13. In view of the above decision, I am in complete agreement with the contention of the learned counsel for the appellant with regard to the second contention. As per the complaint, Ex.P2 cheque, dated 22-8-1999 was presented on 22-1-1996. But, during the course of evidence, it came to light that the said cheque was also presented earlier on 12-10-1995. Therefore, it is clear that the cheque was presented twice. The complainant did not mention about the presenting of Ex.P2 on 12-10-1995 in the complaint and stated only about the presentation for the second time on 22-1-1996. For this, the Court below has taken an objection that the complainant has not initiated legal action under Section 138 of the Act for first presentation and on its return.
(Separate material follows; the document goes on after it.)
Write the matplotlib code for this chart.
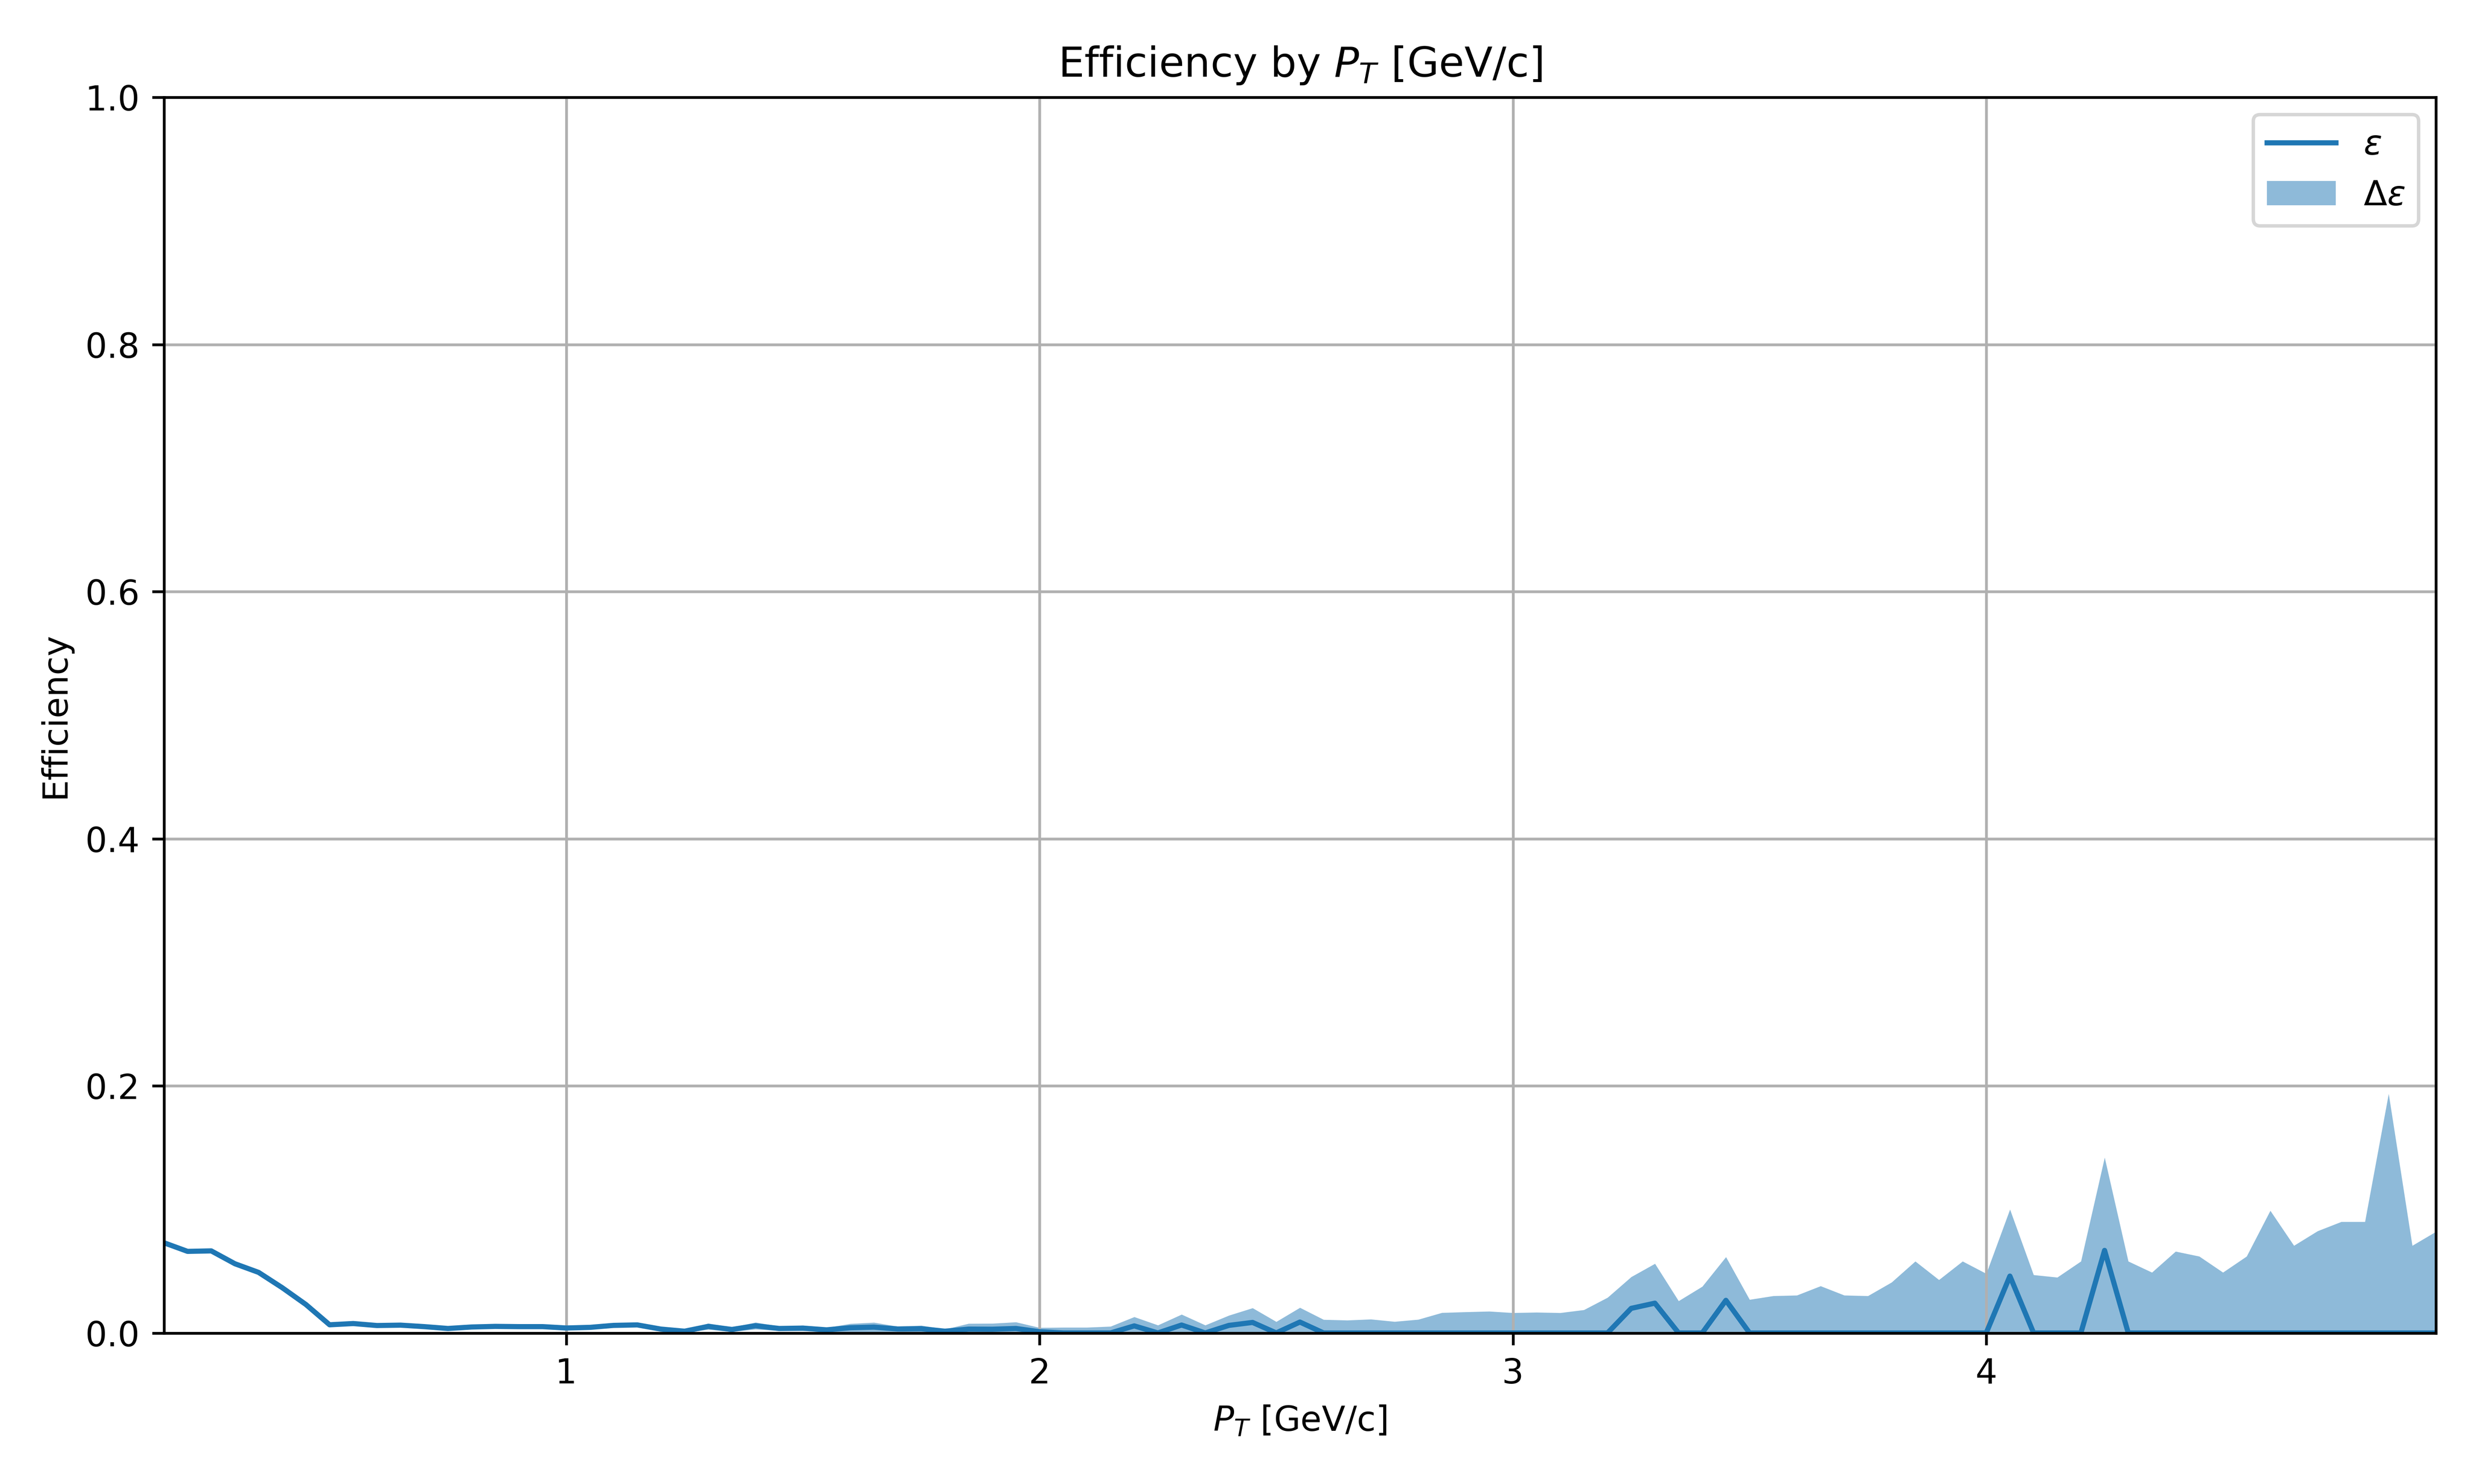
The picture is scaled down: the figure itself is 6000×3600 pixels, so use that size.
import matplotlib
matplotlib.use('Agg')
import matplotlib.pyplot as plt
import numpy as np

# P_T 分箱中心 [GeV/c]
pt = [0.15, 0.20, 0.25, 0.30, 0.35, 0.40, 0.45, 0.50, 0.55, 0.60,
      0.65, 0.70, 0.75, 0.80, 0.85, 0.90, 0.95, 1.00, 1.05, 1.10,
      1.15, 1.20, 1.25, 1.30, 1.35, 1.40, 1.45, 1.50, 1.55, 1.60,
      1.65, 1.70, 1.75, 1.80, 1.85, 1.90, 1.95, 2.00, 2.05, 2.10,
      2.15, 2.20, 2.25, 2.30, 2.35, 2.40, 2.45, 2.50, 2.55, 2.60,
      2.65, 2.70, 2.75, 2.80, 2.85, 2.90, 2.95, 3.00, 3.05, 3.10,
      3.15, 3.20, 3.25, 3.30, 3.35, 3.40, 3.45, 3.50, 3.55, 3.60,
      3.65, 3.70, 3.75, 3.80, 3.85, 3.90, 3.95, 4.00, 4.05, 4.10,
      4.15, 4.20, 4.25, 4.30, 4.35, 4.40, 4.45, 4.50, 4.55, 4.60,
      4.65, 4.70, 4.75, 4.80, 4.85, 4.90, 4.95]

# 效率
eff = [0.073, 0.066, 0.0664, 0.056, 0.049, 0.0366, 0.023, 0.0066, 0.0076, 0.006,
       0.0063, 0.0051, 0.0036, 0.0048, 0.0053, 0.0051, 0.0051, 0.004, 0.0045, 0.0061,
       0.0065, 0.0031, 0.0014, 0.0053, 0.0028, 0.0058, 0.0036, 0.0039, 0.0025, 0.0042,
       0.0047, 0.0032, 0.0034, 0.0014, 0.0031, 0.003, 0.0036, 0.001, 0.0, 0.0,
       0.0, 0.0057, 0.0, 0.0064, 0.0, 0.0061, 0.0085, 0.0, 0.0088, 0.0,
       0.0, 0.0, 0.0, 0.0, 0.0, 0.0, 0.0, 0.0, 0.0, 0.0,
       0.0, 0.0, 0.0199, 0.0241, 0.0, 0.0, 0.0264, 0.0, 0.0, 0.0,
       0.0, 0.0, 0.0, 0.0, 0.0, 0.0, 0.0, 0.0, 0.046, 0.0,
       0.0, 0.0, 0.0668, 0.0, 0.0, 0.0, 0.0, 0.0, 0.0, 0.0,
       0.0, 0.0, 0.0, 0.0, 0.0, 0.0, 0.0]

# 效率误差
eff_err = [0.0015, 0.0015, 0.0015, 0.0015, 0.0015, 0.0015, 0.0015, 0.0012, 0.0012, 0.0012,
           0.0012, 0.0012, 0.001, 0.0012, 0.0012, 0.0012, 0.0012, 0.0012, 0.0014, 0.0015,
           0.0015, 0.0012, 0.001, 0.0025, 0.0018, 0.0028, 0.0018, 0.0022, 0.0018, 0.0033,
           0.0038, 0.0021, 0.0027, 0.0016, 0.0045, 0.0047, 0.0052, 0.0033, 0.0045, 0.0045,
           0.0053, 0.0073, 0.0063, 0.0086, 0.0063, 0.0081, 0.0117, 0.0091, 0.0117, 0.0108,
           0.0103, 0.0111, 0.0092, 0.0109, 0.0164, 0.0170, 0.0175, 0.0163, 0.0167, 0.0163,
           0.0187, 0.0287, 0.0255, 0.032, 0.0259, 0.0376, 0.0351, 0.027, 0.030, 0.0305,
           0.038, 0.0305, 0.030, 0.041, 0.058, 0.043, 0.058, 0.048, 0.054, 0.047,
           0.045, 0.058, 0.0752, 0.058, 0.049, 0.066, 0.062, 0.049, 0.062, 0.099,
           0.0707, 0.0825, 0.090, 0.090, 0.1936, 0.0707, 0.082]

pt = np.array(pt)
eff = np.array(eff)
eff_err = np.array(eff_err)

fig, ax = plt.subplots(figsize=(10, 6))
ax.plot(pt, eff, label=r'$\epsilon$', color='C0', linewidth=1.5)
ax.fill_between(pt, eff - eff_err, eff + eff_err, color='C0', alpha=0.5,
                linewidth=0, label=r'$\Delta\epsilon$')

ax.set_xlim(pt[0], pt[-1])
ax.set_ylim(0, 1)
ax.set_xlabel(r'$P_T$ [GeV/c]')
ax.set_ylabel('Efficiency')
ax.set_title(r'Efficiency by $P_T$ [GeV/c]')
ax.grid(True)
ax.legend(loc='upper right')

plt.tight_layout()
fig.savefig('out.png', dpi=600)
Therefore, the cause of action arose when it was presented on 12-10-1995 and returned, but no legal action was initiated by the appellant immediately and thus the complaint is not maintainable. In view of the decision of the Apex Court referred to above, the finding of the court below that the cheque was presented twice; therefore, the complaint is not maintainable is not sustainable. However. In view of the fact that the notice as required under Section 138(b) of the Act read with clause (c) thereof is not served, the finding of the lower Court as to non-maintainability of the complaint cannot be found fault with. Therefore, I am of the opinion that the appellant has not made out any ground to interfere with the Judgment of the court below.
14. In the result, the appeal is dismissed and the finding of the court below that the accused is not guilty of the offence under section 138 of the Act is confirmed.